Collected data:
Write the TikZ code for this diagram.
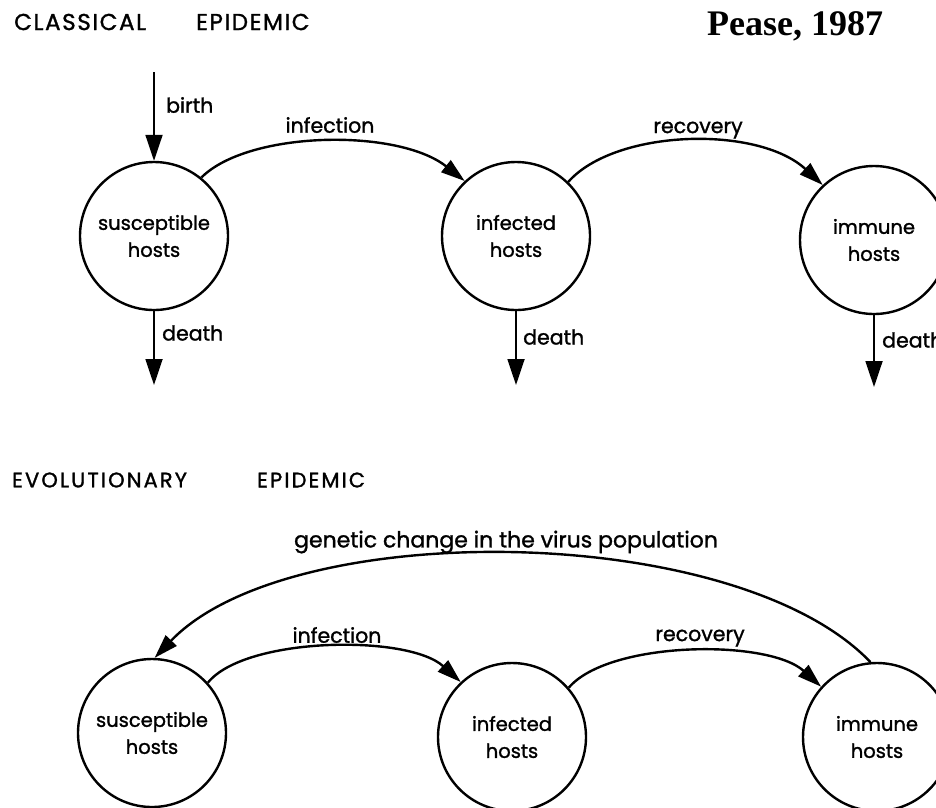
\documentclass[tikz,border=0pt]{standalone}
\usepackage{fontspec}
\usepackage{graphicx}
\setmainfont{Poppins}
\newfontfamily\peasefont{Liberation Serif}
\usetikzlibrary{arrows.meta}
\newcommand\hostfont{\fontsize{19.5}{27}\selectfont\addfontfeature{FakeBold=1.3}}
\newcommand\labfont{\fontsize{20.5}{24}\selectfont\addfontfeature{FakeBold=1.3}}
\newcommand\genfont{\fontsize{22}{24}\selectfont\addfontfeature{FakeBold=1.3}}
\newcommand\titlefontA{\fontsize{23}{23}\selectfont\addfontfeature{LetterSpace=7,FakeBold=1.3}}
\newcommand\titlefontB{\fontsize{21}{21}\selectfont\addfontfeature{LetterSpace=10,FakeBold=1.3}}
\begin{document}
\begin{tikzpicture}[x=1pt,y=-1pt,
  host/.style={circle, draw, line width=2.4pt, minimum size=148pt, inner sep=0pt, align=center, font=\hostfont},
  flow/.style={line width=2.4pt, -{Triangle[length=24pt,width=15pt]}},
  vflow/.style={line width=1.8pt, -{Triangle[length=26pt,width=17pt]}},
  lab/.style={font=\labfont, inner sep=0pt},
  ttlA/.style={font=\titlefontA, inner sep=0pt, anchor=west},
  ttlB/.style={font=\titlefontB, inner sep=0pt, anchor=west}]
\useasboundingbox (0,0) rectangle (936,807);
\clip (0,0) rectangle (936,807);
% titles
\node[ttlA] (t1) at (14,22) {CLASSICAL};
\node[ttlA] (t2) at (196,22) {EPIDEMIC};
\node[inner sep=0pt, font=\peasefont\bfseries\fontsize{36}{36}\selectfont] (pease) at (795,26) {Pease, 1987};
\node[ttlB] (t3) at (12,480) {EVOLUTIONARY};
\node[ttlB] (t4) at (257,480) {EPIDEMIC};
% classical epidemic
\node[host] (S) at (154,236) {susceptible\\hosts};
\node[host] (I) at (516,236) {infected\\hosts};
\node[host] (M) at (874,240) {immune\\hosts};
\coordinate (bS) at (154,72);
\coordinate (dS) at (154,385);
\coordinate (dI) at (516,385);
\coordinate (dM) at (874,387);
\draw[vflow] (bS) -- (S.north);
\draw[vflow] (S.south) -- (dS);
\draw[vflow] (I.south) -- (dI);
\draw[vflow] (M.south) -- (dM);
\node[lab, anchor=west] (lb) at (166,105) {birth};
\node[lab, anchor=west] (ld1) at (162,333) {death};
\node[lab, anchor=west] (ld2) at (523,337) {death};
\node[lab, anchor=west] (ld3) at (882,340) {death};
\draw[flow] (S.51) .. controls +(47,-47) and +(-67,-53) .. (I.133);
\draw[flow] (I.46) .. controls +(47,-53) and +(-65,-60) .. (M.133);
\node[lab] (li1) at (330,125) {infection};
\node[lab] (lr1) at (698,130) {recovery};
% evolutionary epidemic
\node[host] (S2) at (152,733) {susceptible\\hosts};
\node[host] (I2) at (512,737) {infected\\hosts};
\node[host] (M2) at (877,737) {immune\\hosts};
\draw[flow] (S2.42) .. controls +(37,-46) and +(-53,-48) .. (I2.133);
\draw[flow] (I2.41) .. controls +(40,-47) and +(-53,-48) .. (M2.138);
\draw[flow] (M2.95) .. controls +(-135,-141) and +(135,-141) .. (S2.88);
\node[lab] (li2) at (337,635) {infection};
\node[lab] (lr2) at (700,638) {recovery};
\node[lab, font=\genfont] (lg) at (506,542) {genetic change in the virus population};
\end{tikzpicture}
\end{document}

Exercise prompt: Please set down each line of the data above exactly as written, without the pictures.

Result for this task:
Write the TikZ code for this diagram.
\documentclass[tikz,border=0pt]{standalone}
\usepackage{fontspec}
\usepackage{graphicx}
\setmainfont{Poppins}
\newfontfamily\peasefont{Liberation Serif}
\usetikzlibrary{arrows.meta}
\newcommand\hostfont{\fontsize{19.5}{27}\selectfont\addfontfeature{FakeBold=1.3}}
\newcommand\labfont{\fontsize{20.5}{24}\selectfont\addfontfeature{FakeBold=1.3}}
\newcommand\genfont{\fontsize{22}{24}\selectfont\addfontfeature{FakeBold=1.3}}
\newcommand\titlefontA{\fontsize{23}{23}\selectfont\addfontfeature{LetterSpace=7,FakeBold=1.3}}
\newcommand\titlefontB{\fontsize{21}{21}\selectfont\addfontfeature{LetterSpace=10,FakeBold=1.3}}
\begin{document}
\begin{tikzpicture}[x=1pt,y=-1pt,
  host/.style={circle, draw, line width=2.4pt, minimum size=148pt, inner sep=0pt, align=center, font=\hostfont},
  flow/.style={line width=2.4pt, -{Triangle[length=24pt,width=15pt]}},
  vflow/.style={line width=1.8pt, -{Triangle[length=26pt,width=17pt]}},
  lab/.style={font=\labfont, inner sep=0pt},
  ttlA/.style={font=\titlefontA, inner sep=0pt, anchor=west},
  ttlB/.style={font=\titlefontB, inner sep=0pt, anchor=west}]
\useasboundingbox (0,0) rectangle (936,807);
\clip (0,0) rectangle (936,807);
% titles
\node[ttlA] (t1) at (14,22) {CLASSICAL};
\node[ttlA] (t2) at (196,22) {EPIDEMIC};
\node[inner sep=0pt, font=\peasefont\bfseries\fontsize{36}{36}\selectfont] (pease) at (795,26) {Pease, 1987};
\node[ttlB] (t3) at (12,480) {EVOLUTIONARY};
\node[ttlB] (t4) at (257,480) {EPIDEMIC};
% classical epidemic
\node[host] (S) at (154,236) {susceptible\\hosts};
\node[host] (I) at (516,236) {infected\\hosts};
\node[host] (M) at (874,240) {immune\\hosts};
\coordinate (bS) at (154,72);
\coordinate (dS) at (154,385);
\coordinate (dI) at (516,385);
\coordinate (dM) at (874,387);
\draw[vflow] (bS) -- (S.north);
\draw[vflow] (S.south) -- (dS);
\draw[vflow] (I.south) -- (dI);
\draw[vflow] (M.south) -- (dM);
\node[lab, anchor=west] (lb) at (166,105) {birth};
\node[lab, anchor=west] (ld1) at (162,333) {death};
\node[lab, anchor=west] (ld2) at (523,337) {death};
\node[lab, anchor=west] (ld3) at (882,340) {death};
\draw[flow] (S.51) .. controls +(47,-47) and +(-67,-53) .. (I.133);
\draw[flow] (I.46) .. controls +(47,-53) and +(-65,-60) .. (M.133);
\node[lab] (li1) at (330,125) {infection};
\node[lab] (lr1) at (698,130) {recovery};
% evolutionary epidemic
\node[host] (S2) at (152,733) {susceptible\\hosts};
\node[host] (I2) at (512,737) {infected\\hosts};
\node[host] (M2) at (877,737) {immune\\hosts};
\draw[flow] (S2.42) .. controls +(37,-46) and +(-53,-48) .. (I2.133);
\draw[flow] (I2.41) .. controls +(40,-47) and +(-53,-48) .. (M2.138);
\draw[flow] (M2.95) .. controls +(-135,-141) and +(135,-141) .. (S2.88);
\node[lab] (li2) at (337,635) {infection};
\node[lab] (lr2) at (700,638) {recovery};
\node[lab, font=\genfont] (lg) at (506,542) {genetic change in the virus population};
\end{tikzpicture}
\end{document}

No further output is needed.